Dans l’avant-propos à cette réédition, on retrouve –enfin pourrait-on dire-, un Linhart accrocheur. Qu’en est-il aujourd’hui de la question de la résistance à l’exploitation ? La question est pertinente, quand aucune réponse ne se fait vraiment entendre à Gauche. L’URSS s’est effondrée et avec elle, les idéologies de la révolte. Mais le Tiers-monde ? Que plus personne n’appelle comme cela du reste, que Linhart est le dernier a appelé comme cela. Qu’en faisons-nous ? Les pays "impérialistes", que Linhart est le dernier a appeler par leur nom dans cette formulation lapidaire, qu’en dénonçons-nous aujourd’hui ? Quid encore de la "classe ouvrière", que Linhart est le dernier a appeler de son nom et dont il veut retenir, lui, qu’elle se bat toujours, "pied à pied pour défendre ses emplois" menacés par la mondialisation (son seul vocabulaire neuf, dirait-on). Une globalisation obnubilée par sa "course au profit capitaliste" qui non seulement ne s’est pas démentie depuis 1976, mais n’a cessé de s’amplifier sans que nos élites intellectuelles ne s’en soucient. Et pour cause : ces élites trahissaient en masse leurs engagements de jeunesse pour s’enrichir sans vergogne et se claquemurer, in fine, dans leurs identités résidentielles…
On retrouve dans cet avant-propos pourtant si bref, ce Linhart qui percutait tant dans les années 60. Qu’on daigne le lire, tout simplement : "La misère, dans nos pays, frappe avant tout les immigrés, les sans-papiers, les sans-droits, pendant que les riches affichent avec insolence leurs gains mirifiques". L’air de rien, ce que Linhart décrit dans ce constat édifiant, c’est rien moins qu’une stratégie de liquidation de toute contestation politique de gauche dans ce pays, qui n’est pas sans rappeler celle mise au point dans les années 30 par les nazis -toute proportion gardée-, nazis qui n’avaient alors qu’une certitude en tête : pour gagner nos franches coudées, il faut d’abord, dans l’ordre, se débarrasser de l’opposition morale (chez nous, la compromission des intellectuels de gauche), puis asséner la violence sur les catégories les plus fragiles de la population (chez nous les immigrés, les sans-papiers, les sans-droits), avant, enfin, de réprimer en grand et ouvertement… Débarrassée de son menu peuple, la Nation, saignée au flanc et contrainte de vivre ce poids de culpabilité, ne saurait s’en relever. Alors de grandes ambitions répressives pourront se faire jour.

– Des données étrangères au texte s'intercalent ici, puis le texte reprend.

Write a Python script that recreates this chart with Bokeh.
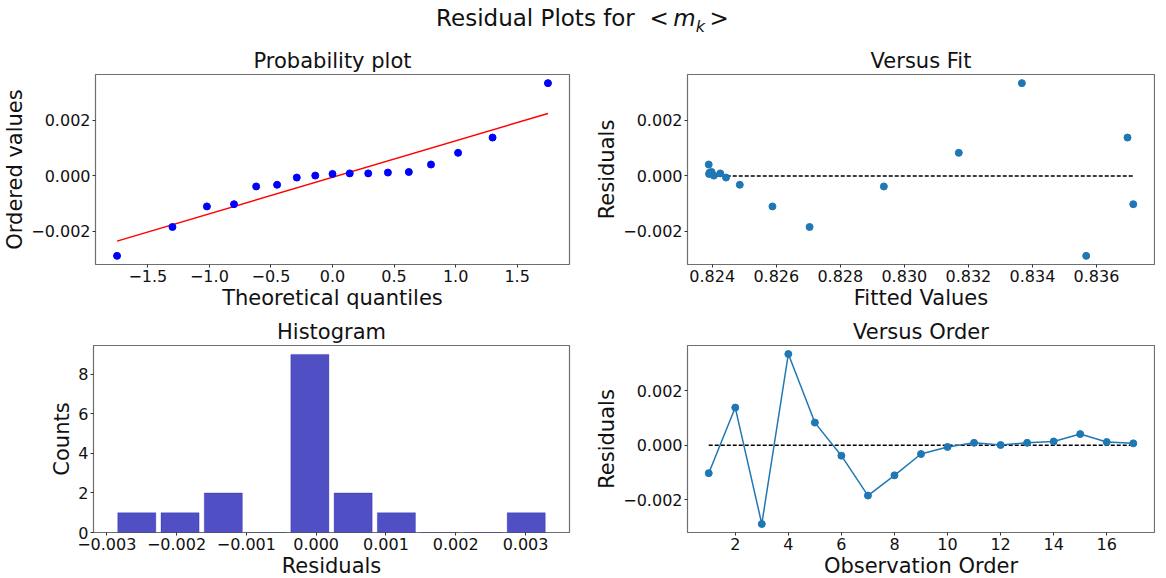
from bokeh.plotting import figure
from bokeh.models import Range1d, FixedTicker, Div
from bokeh.layouts import column, row
from bokeh.embed import file_html
from bokeh.resources import INLINE

# ---------------- data ----------------
observation = list(range(1, 18))
residuals = [-0.00102, 0.00138, -0.00288, 0.00334, 0.00083, -0.00038, -0.00184, -0.00110,
             -0.00032, -0.00006, 0.00009, 0.00001, 0.00009, 0.00014, 0.00041, 0.00012, 0.00007]
fitted = [0.83715, 0.83697, 0.83568, 0.83367, 0.83170, 0.82936, 0.82704, 0.82588,
          0.82486, 0.82443, 0.82425, 0.82405, 0.82393, 0.82398, 0.82389, 0.82392, 0.82390]
theoretical_q = [-1.75, -1.30, -1.02, -0.80, -0.62, -0.45, -0.29, -0.14, 0.0,
                 0.14, 0.29, 0.45, 0.62, 0.80, 1.02, 1.30, 1.75]
fit_slope = 0.001314
fit_intercept = -0.00005
hist_edges = [-0.00288, -0.00226, -0.00164, -0.00102, -0.00040, 0.00022,
              0.00084, 0.00146, 0.00208, 0.00270, 0.00332]
hist_counts = [1, 1, 2, 0, 9, 2, 1, 0, 0, 1]

q_ticks = [-1.5, -1.0, -0.5, 0.0, 0.5, 1.0, 1.5]
q_labels = ["\u22121.5", "\u22121.0", "\u22120.5", "0.0", "0.5", "1.0", "1.5"]
res_ticks = [-0.002, 0.0, 0.002]
res_labels = ["\u22120.002", "0.000", "0.002"]
fit_ticks = [0.824, 0.826, 0.828, 0.830, 0.832, 0.834, 0.836]
fit_labels = ["0.824", "0.826", "0.828", "0.830", "0.832", "0.834", "0.836"]
hres_ticks = [-0.003, -0.002, -0.001, 0.0, 0.001, 0.002, 0.003]
hres_labels = ["\u22120.003", "\u22120.002", "\u22120.001", "0.000", "0.001", "0.002", "0.003"]
count_ticks = [0, 2, 4, 6, 8]
count_labels = ["0", "2", "4", "6", "8"]
order_ticks = [2, 4, 6, 8, 10, 12, 14, 16]
order_labels = ["2", "4", "6", "8", "10", "12", "14", "16"]

FONT = "DejaVu Sans"
C0 = "#1f77b4"


def pad(lo, hi, m=0.05):
    s = hi - lo
    return Range1d(lo - m * s, hi + m * s)


def make_fig(title, width, height, bl, br, bt, bb, xr, yr):
    p = figure(width=width, height=height, x_range=xr, y_range=yr,
               output_backend="svg", toolbar_location=None, title=title,
               min_border_left=bl, min_border_right=br,
               min_border_top=bt, min_border_bottom=bb)
    p.title.text_font = FONT
    p.title.text_font_size = "21px"
    p.title.text_font_style = "normal"
    p.title.align = "center"
    p.title.text_color = "#111111"
    p.title.standoff = 4
    p.grid.visible = False
    p.outline_line_color = "#6e6e6e"
    p.outline_line_width = 1.2
    p.background_fill_color = "white"
    p.border_fill_color = "white"
    for ax in (p.xaxis[0], p.yaxis[0]):
        ax.axis_line_color = None
        ax.major_tick_line_color = "#333333"
        ax.major_tick_out = 3
        ax.major_tick_in = 0
        ax.minor_tick_line_color = None
        ax.major_label_text_font = FONT
        ax.major_label_text_font_size = "16px"
        ax.major_label_text_color = "#111111"
        ax.major_label_standoff = 2
        ax.axis_label_text_font = FONT
        ax.axis_label_text_font_size = "21px"
        ax.axis_label_text_font_style = "normal"
        ax.axis_label_text_color = "#111111"
        ax.axis_label_standoff = 1
    return p


def set_ticks(ax, ticks, labels):
    ax.ticker = FixedTicker(ticks=ticks)
    ax.major_label_overrides = {t: l for t, l in zip(ticks, labels)}


ordered = sorted(residuals)
res_range = (min(residuals), max(residuals))

LW, RW = 592, 563
TH, BH = 274, 268

# ---------------- Probability plot ----------------
p1 = make_fig("Probability plot", LW, TH, 93, 23, 36, 47,
              pad(min(theoretical_q), max(theoretical_q)), pad(*res_range))
x_line = [min(theoretical_q), max(theoretical_q)]
p1.line(x_line, [fit_slope * v + fit_intercept for v in x_line], line_color="#ff0000", line_width=1.5)
p1.scatter(theoretical_q, ordered, size=7, fill_color="#0000ff", line_color="#0000ff")
p1.xaxis.axis_label = "Theoretical quantiles"
p1.yaxis.axis_label = "Ordered values"
set_ticks(p1.xaxis[0], q_ticks, q_labels)
set_ticks(p1.yaxis[0], res_ticks, res_labels)

# ---------------- Versus Fit ----------------
p2 = make_fig("Versus Fit", RW, TH, 86, 1, 36, 47,
              pad(min(fitted), max(fitted)), pad(*res_range))
p2.line([min(fitted), max(fitted)], [0, 0], line_color="black", line_width=1.5, line_dash="4 2")
p2.scatter(fitted, residuals, size=7, fill_color=C0, line_color=C0)
p2.xaxis.axis_label = "Fitted Values"
p2.yaxis.axis_label = "Residuals"
set_ticks(p2.xaxis[0], fit_ticks, fit_labels)
set_ticks(p2.yaxis[0], res_ticks, res_labels)

# ---------------- Histogram ----------------
centers = [(a + b) / 2 for a, b in zip(hist_edges[:-1], hist_edges[1:])]
bw = hist_edges[1] - hist_edges[0]
p3 = make_fig("Histogram", LW, BH, 93, 23, 33, 45,
              pad(hist_edges[0], hist_edges[-1]), Range1d(0, max(hist_counts) * 1.05))
p3.vbar(x=centers, top=hist_counts, width=bw * 0.88, bottom=0,
        fill_color="#0504aa", fill_alpha=0.7, line_color="#0504aa", line_alpha=0.25)
p3.xaxis.axis_label = "Residuals"
p3.yaxis.axis_label = "Counts"
set_ticks(p3.xaxis[0], hres_ticks, hres_labels)
set_ticks(p3.yaxis[0], count_ticks, count_labels)

# ---------------- Versus Order ----------------
p4 = make_fig("Versus Order", RW, BH, 86, 1, 33, 45,
              pad(min(observation), max(observation)), pad(*res_range))
p4.line([min(observation), max(observation)], [0, 0], line_color="black", line_width=1.5, line_dash="4 2")
p4.line(observation, residuals, line_color=C0, line_width=1.5)
p4.scatter(observation, residuals, size=7, fill_color=C0, line_color=C0)
p4.xaxis.axis_label = "Observation Order"
p4.yaxis.axis_label = "Residuals"
set_ticks(p4.xaxis[0], order_ticks, order_labels)
set_ticks(p4.yaxis[0], res_ticks, res_labels)

title = Div(text="<div style='padding-top:7px;line-height:28px'>Residual Plots for&nbsp;&nbsp;&lt;&thinsp;<i>m</i><sub style='font-size:70%'><i>k</i></sub>&thinsp;&gt;</div>",
            width=LW + RW, height=36,
            styles={"text-align": "center", "font-family": FONT, "font-size": "23px",
                    "color": "#111111"})

layout = column(title, row(p1, p2), row(p3, p4), margin=(-8, 0, 0, 0))

open("out.html", "w").write(file_html(layout, INLINE))
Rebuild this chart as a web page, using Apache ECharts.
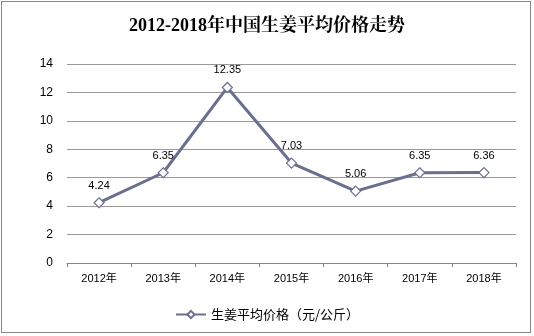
<!DOCTYPE html>
<html><head><meta charset="utf-8">
<script src="https://cdn.jsdelivr.net/npm/echarts@6/dist/echarts.min.js"></script>
<style>html,body{margin:0;padding:0;background:#fff}#c{width:534px;height:336px}
#frame{position:absolute;left:1px;top:1px;width:530px;height:332px;border:1px solid #888;box-sizing:border-box;pointer-events:none}</style>
</head><body><div id="c"></div><div id="frame"></div>
<script>
const categories = ['2012年','2013年','2014年','2015年','2016年','2017年','2018年'];
const values = [4.24, 6.35, 12.35, 7.03, 5.06, 6.35, 6.36];
const seriesName = '生姜平均价格（元/公斤）';
const titleText = '2012-2018年中国生姜平均价格走势';
const chart = echarts.init(document.getElementById('c'));
const color = '#69708F';
chart.setOption({
  animation: false,
  title: {text: titleText, left: 'center', top: 12,
    textStyle: {fontFamily: '"Liberation Serif","Noto Serif CJK SC","Noto Sans CJK SC",serif', fontWeight: 'bold', fontSize: 18, color: '#000'}},
  grid: {left: 67, right: 18, top: 64, bottom: 73},
  legend: {data: [seriesName], bottom: 10, left: 'center', itemWidth: 30, itemHeight: 9,
    textStyle: {fontFamily: '"Noto Sans CJK SC",sans-serif', fontSize: 13, color: '#000'}},
  xAxis: {type: 'category', data: categories, boundaryGap: true,
    axisLine: {lineStyle: {color: '#888'}},
    axisTick: {show: true, alignWithLabel: false, length: 4, lineStyle: {color: '#888'}},
    axisLabel: {color: '#000', fontSize: 11, margin: 10, fontFamily: '"Liberation Sans","Noto Sans CJK SC",sans-serif'}},
  yAxis: {type: 'value', min: 0, max: 14, interval: 2,
    axisLine: {show: false}, axisTick: {show: false},
    splitLine: {lineStyle: {color: '#999'}},
    axisLabel: {color: '#000', fontSize: 12, margin: 14, fontFamily: '"Liberation Sans",Arial,sans-serif'}},
  series: [{name: seriesName, type: 'line', data: values,
    symbol: 'diamond', symbolSize: 10,
    lineStyle: {color: color, width: 3},
    itemStyle: {color: '#fff', borderColor: color, borderWidth: 1.2},
    label: {show: true, position: 'top', distance: 6, color: '#000', fontSize: 11,
      fontFamily: '"Liberation Sans",Arial,sans-serif',
      formatter: p => p.value.toFixed(2)}}]
});
</script></body></html>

Lisez Linhart parler de "l’affreuse nuit coloniale". Relisez-le nous exhorter à convoquer "les centaines de millions d’esclaves d’Asie, d’Afrique, d’Amérique latine". Voyez-le rappeler cette Europe de 14 qui s’enfonça dans la barbarie. Ecoutez-le raconter, déjà, la trahison des sociaux-démocrates et lui trouver un écho dans ce moment de décomposition du gauchisme en France, qui vit s’affirmer dans nos élites une véritable haine du Peuple. La misère d’aujourd’hui en est l’héritière. Vite, Linhart, ne te contente pas d’exhumer tes vieux libelles, écris, pense, publie de nouveau, enfonce de nouvelles portes, il n’est que temps !--joël jégouzo--.
Lénine, les Paysans, Taylor, de Robert Linhart, éd. Du Seuil, mai 2010, 218 pages, EAN13 : 9782021027938.